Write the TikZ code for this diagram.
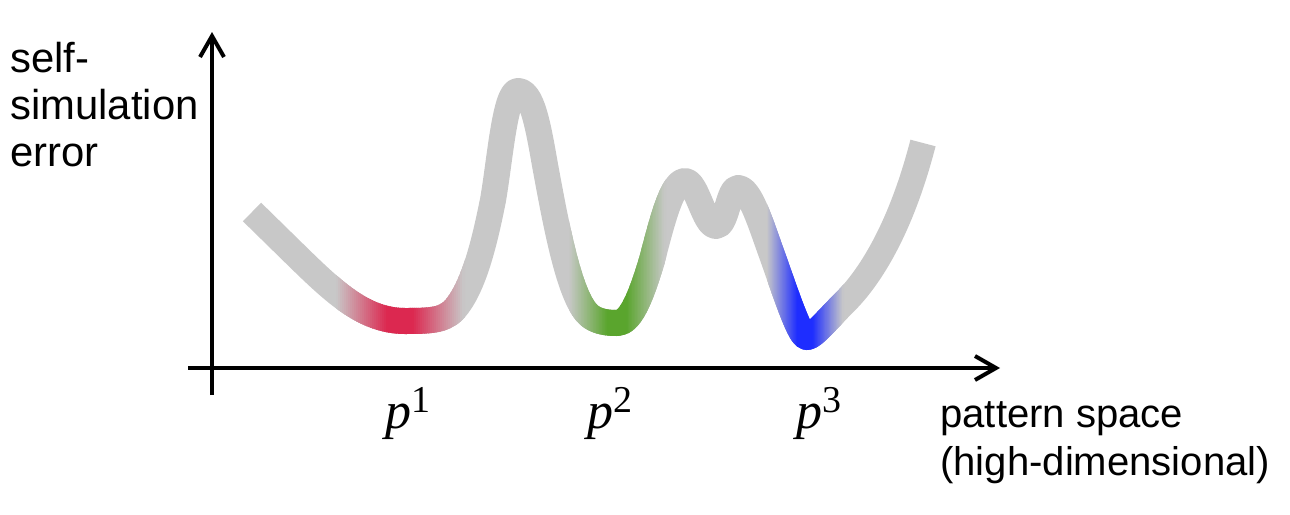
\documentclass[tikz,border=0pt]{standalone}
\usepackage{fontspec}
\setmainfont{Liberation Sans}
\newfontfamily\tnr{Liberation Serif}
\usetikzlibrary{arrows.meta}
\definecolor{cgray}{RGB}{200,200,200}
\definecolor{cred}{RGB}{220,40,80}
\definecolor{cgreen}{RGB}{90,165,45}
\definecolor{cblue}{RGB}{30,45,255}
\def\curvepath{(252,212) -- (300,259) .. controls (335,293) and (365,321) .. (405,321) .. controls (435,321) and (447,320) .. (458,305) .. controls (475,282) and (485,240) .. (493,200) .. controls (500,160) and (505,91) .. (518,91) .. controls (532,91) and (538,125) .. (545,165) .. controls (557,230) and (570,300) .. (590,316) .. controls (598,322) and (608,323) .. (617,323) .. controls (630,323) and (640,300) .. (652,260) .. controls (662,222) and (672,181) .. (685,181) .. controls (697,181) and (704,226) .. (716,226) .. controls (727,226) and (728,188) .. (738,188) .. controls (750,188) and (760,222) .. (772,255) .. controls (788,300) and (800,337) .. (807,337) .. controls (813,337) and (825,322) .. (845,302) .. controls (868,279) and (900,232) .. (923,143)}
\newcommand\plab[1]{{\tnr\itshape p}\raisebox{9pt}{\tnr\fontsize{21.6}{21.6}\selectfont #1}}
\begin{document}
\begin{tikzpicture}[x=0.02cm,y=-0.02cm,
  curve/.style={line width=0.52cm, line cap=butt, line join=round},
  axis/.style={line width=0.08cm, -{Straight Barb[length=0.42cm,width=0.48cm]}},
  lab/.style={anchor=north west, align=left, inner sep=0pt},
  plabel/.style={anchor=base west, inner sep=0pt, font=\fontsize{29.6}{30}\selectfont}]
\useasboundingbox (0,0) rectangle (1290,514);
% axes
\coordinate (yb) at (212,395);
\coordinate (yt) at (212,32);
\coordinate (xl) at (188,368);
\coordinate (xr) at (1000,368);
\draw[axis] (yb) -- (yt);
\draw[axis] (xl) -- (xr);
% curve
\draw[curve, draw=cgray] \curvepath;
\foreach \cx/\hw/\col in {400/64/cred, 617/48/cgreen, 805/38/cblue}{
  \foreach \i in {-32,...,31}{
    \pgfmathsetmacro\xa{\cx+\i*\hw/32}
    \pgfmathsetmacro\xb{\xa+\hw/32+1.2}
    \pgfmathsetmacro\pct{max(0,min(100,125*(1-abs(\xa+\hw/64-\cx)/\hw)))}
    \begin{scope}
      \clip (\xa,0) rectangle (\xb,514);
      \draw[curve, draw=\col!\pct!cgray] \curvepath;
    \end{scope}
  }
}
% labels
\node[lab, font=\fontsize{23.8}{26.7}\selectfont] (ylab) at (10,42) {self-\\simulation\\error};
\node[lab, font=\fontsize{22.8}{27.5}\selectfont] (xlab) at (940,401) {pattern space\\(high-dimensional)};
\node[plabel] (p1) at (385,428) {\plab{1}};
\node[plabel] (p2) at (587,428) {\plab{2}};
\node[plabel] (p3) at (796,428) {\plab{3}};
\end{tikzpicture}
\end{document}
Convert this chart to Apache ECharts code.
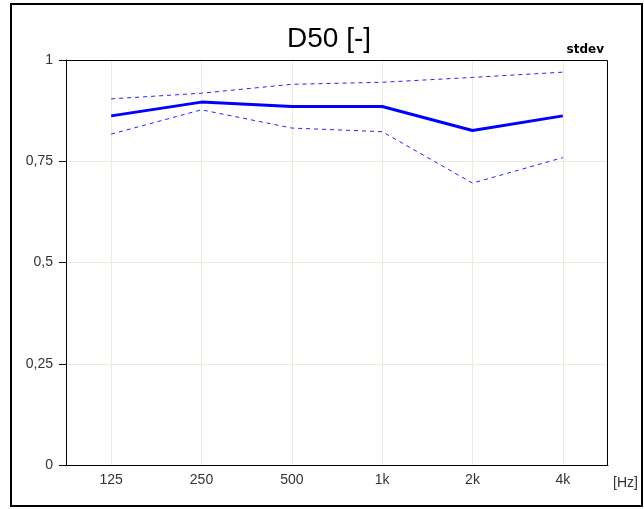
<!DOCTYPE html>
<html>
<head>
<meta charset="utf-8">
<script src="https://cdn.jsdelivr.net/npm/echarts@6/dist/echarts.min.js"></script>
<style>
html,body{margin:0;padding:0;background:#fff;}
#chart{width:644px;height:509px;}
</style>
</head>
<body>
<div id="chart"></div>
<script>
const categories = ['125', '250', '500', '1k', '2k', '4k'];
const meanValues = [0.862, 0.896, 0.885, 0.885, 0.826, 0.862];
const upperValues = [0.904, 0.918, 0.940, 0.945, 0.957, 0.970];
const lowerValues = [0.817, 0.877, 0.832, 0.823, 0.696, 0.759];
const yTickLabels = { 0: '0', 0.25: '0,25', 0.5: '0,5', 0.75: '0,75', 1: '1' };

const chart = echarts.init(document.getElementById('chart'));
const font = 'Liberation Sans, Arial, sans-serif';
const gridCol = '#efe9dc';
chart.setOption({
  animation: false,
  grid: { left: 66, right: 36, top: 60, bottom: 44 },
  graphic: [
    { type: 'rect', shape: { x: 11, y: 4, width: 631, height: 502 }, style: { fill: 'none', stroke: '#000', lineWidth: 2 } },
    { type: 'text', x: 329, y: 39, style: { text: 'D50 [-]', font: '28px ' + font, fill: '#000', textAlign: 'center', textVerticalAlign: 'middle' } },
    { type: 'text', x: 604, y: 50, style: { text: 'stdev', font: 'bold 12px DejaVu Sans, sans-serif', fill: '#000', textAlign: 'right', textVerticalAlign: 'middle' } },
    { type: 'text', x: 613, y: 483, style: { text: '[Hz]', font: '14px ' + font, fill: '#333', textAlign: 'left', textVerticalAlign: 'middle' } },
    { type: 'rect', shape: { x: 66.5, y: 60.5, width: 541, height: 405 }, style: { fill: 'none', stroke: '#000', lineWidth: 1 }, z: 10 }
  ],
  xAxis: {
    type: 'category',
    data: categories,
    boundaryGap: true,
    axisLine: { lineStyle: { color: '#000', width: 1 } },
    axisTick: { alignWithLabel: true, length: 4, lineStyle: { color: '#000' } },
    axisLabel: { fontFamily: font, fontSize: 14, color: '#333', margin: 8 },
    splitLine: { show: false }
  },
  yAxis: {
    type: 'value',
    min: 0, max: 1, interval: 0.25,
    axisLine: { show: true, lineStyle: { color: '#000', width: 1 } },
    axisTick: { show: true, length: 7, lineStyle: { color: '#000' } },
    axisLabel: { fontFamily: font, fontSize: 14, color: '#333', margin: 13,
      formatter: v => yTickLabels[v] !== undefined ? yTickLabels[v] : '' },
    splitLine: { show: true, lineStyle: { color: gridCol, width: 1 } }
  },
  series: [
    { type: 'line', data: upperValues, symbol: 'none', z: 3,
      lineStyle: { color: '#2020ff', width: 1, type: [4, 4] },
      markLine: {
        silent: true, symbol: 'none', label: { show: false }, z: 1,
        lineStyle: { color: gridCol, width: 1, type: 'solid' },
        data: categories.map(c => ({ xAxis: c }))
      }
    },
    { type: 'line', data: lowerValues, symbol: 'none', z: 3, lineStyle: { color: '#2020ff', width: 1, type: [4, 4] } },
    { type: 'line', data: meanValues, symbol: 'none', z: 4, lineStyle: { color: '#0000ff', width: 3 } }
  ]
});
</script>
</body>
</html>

Instructions to follow:
Where a line holds "code", copy it out.

Full output:
Write the TikZ code for this diagram.
Convert this chart to Apache ECharts code.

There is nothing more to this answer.